Все ждут, чтобы я извинилась, но на этот раз я не могу просить прощения, потому что я сказала только правду и рано или поздно мама все равно должна узнать об этом. Я кажусь – и так оно и есть – равнодушной к маминым слезам и папиным взглядам, потому что они оба впервые столкнулись с тем, что у меня не выходит из головы. Могу только посочувствовать маме, которая сама должна решить, как ей держать себя. Я же буду молчать, останусь холодна и впредь не буду отступать от правды, потому что чем дольше скрываешь правду, тем труднее ее услышать!

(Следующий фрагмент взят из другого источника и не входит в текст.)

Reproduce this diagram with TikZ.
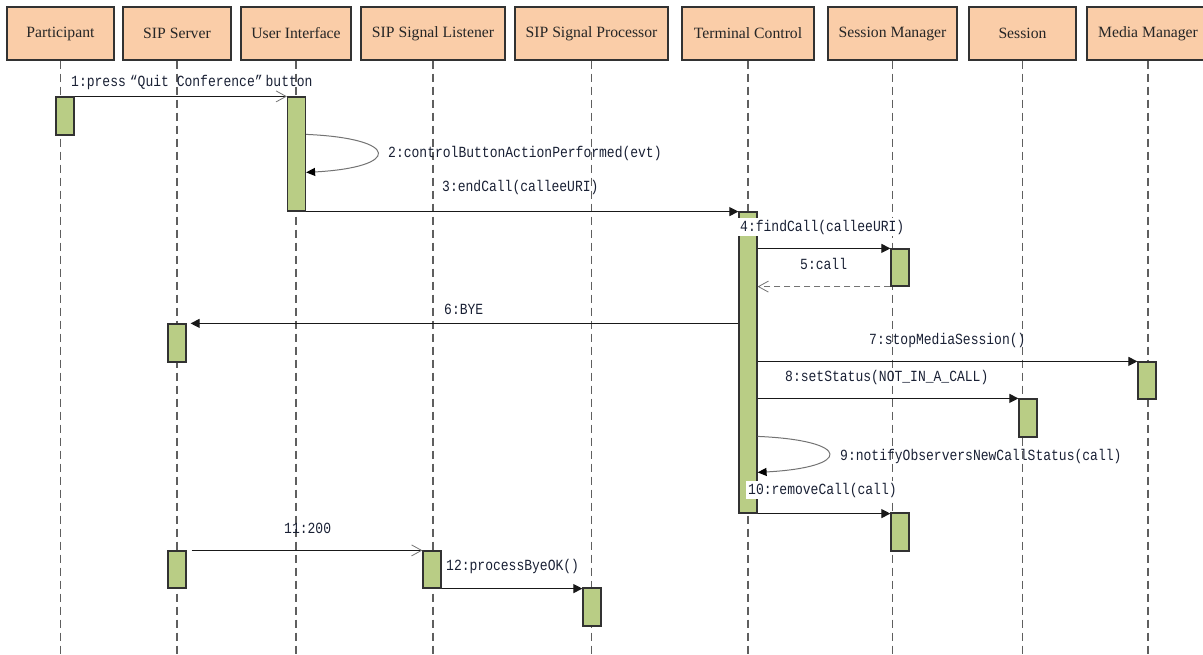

Весь дом содрогается от ссоры. Мама и я, Ван Даан и папа, мама и мефрау – все друг на друга злятся. Приятная атмосфера, а? Список Анниных грехов, как обычно, обсуждался по всем пунктам.
В прошлую субботу иностранные господа снова прибыли в гости. Они остались до шести часов, мы все сидели наверху и не смели пошевельнуться. Когда в доме никого больше нет или поблизости никто не работает, то в директорском кабинете слышен каждый шаг. У меня опять сидячая лихорадка, сидеть подолгу тихо, как мышка, в самом деле не шутка.
Менеер Фоскёйл уже лежит в больнице Бинненхастхёйс, а менеер Клейман снова в конторе, желудочное кровотечение остановилось быстрее, чем обычно. Он рассказал, что загс еще больше изуродован пожарной командой, которая, вместо того чтобы тушить огонь, залила водой все здание. Это меня радует!
«Карлтон-отель» разрушен. Два английских самолета с большим грузом зажигательных бомб на борту налетели прямо на «Offiziersheim»[18]
. Весь угол Вейзелстраат-Сингел сгорел. Воздушные налеты на немецкие города усиливаются с каждым днем. Ночью мы больше не знаем покоя, у меня под глазами черные круги оттого, что я не высыпаюсь.Еда у нас никудышная. На завтрак сухой хлеб и суррогатный кофе. На обед уже четырнадцать дней шпинат или салат. Картофелины двадцать сантиметров длиной, гнилые и сладкие на вкус. Кто хочет похудеть, побывайте в Убежище! Верхние горько жалуются, нам это кажется не такой уж трагедией.
Всех мужчин, которые воевали в 1940-м или были мобилизованы, призывают, чтобы работать на фюрера в лагерях для военнопленных. Это, наверное, мера предосторожности на случай высадки союзников!
У Дюссела был день рождения. До сих пор он делал вид, будто об этом ничего знать не желает, но, когда Мип пришла с большой продуктовой сумкой, из которой вываливались пакетики, он заволновался, как маленький ребенок. Его Лотье прислала ему яйца, масло, печенье, лимонад, хлеб, коньяк, пряник, цветы, апельсины, шоколад, книги и почтовую бумагу. Он соорудил праздничный стол, который целых три дня был выставлен напоказ, этот старый дурак! Не подумай, что он голодает, мы нашли в его шкафу хлеб, сыр, джем и яйца. Это позор в высшей степени, что он, принятый нами здесь с такой любовью и только затем, чтобы спасти его от гибели, теперь набивает брюхо за нашей спиной и ничем не делится. Мы же всем с ним поделились! Еще более мерзко, по-нашему, выглядит его мелочность и по отношению к Клейману, Фоскёйлу и Беп, им ничего от него не достается. Апельсины, которые так необходимы Клейману для его больного желудка, по мнению Дюссела, не менее полезны для его собственного желудка.
Сегодня ночью я четыре раза вынуждена была собирать все мои пожитки, так громко пуляли. Сегодня я сунула в чемоданчик самые необходимые на случай бегства причиндалы. Но правильно говорит мама: «Куда же ты убежишь?»
Целая Голландия наказана за забастовку множества рабочих. Поэтому ввели осадное положение, и каждый получит одним талоном на масло меньше. Какие детки непослушные!
Вчера вечером я помыла маме голову, это в наше время тоже не так просто. Мы вынуждены обходиться липким зеленым мылом, потому что шампунь кончился, и, во-вторых, Манс не может как следует расчесать свои волосы, так как на семейной гребенке не более десяти зубцов.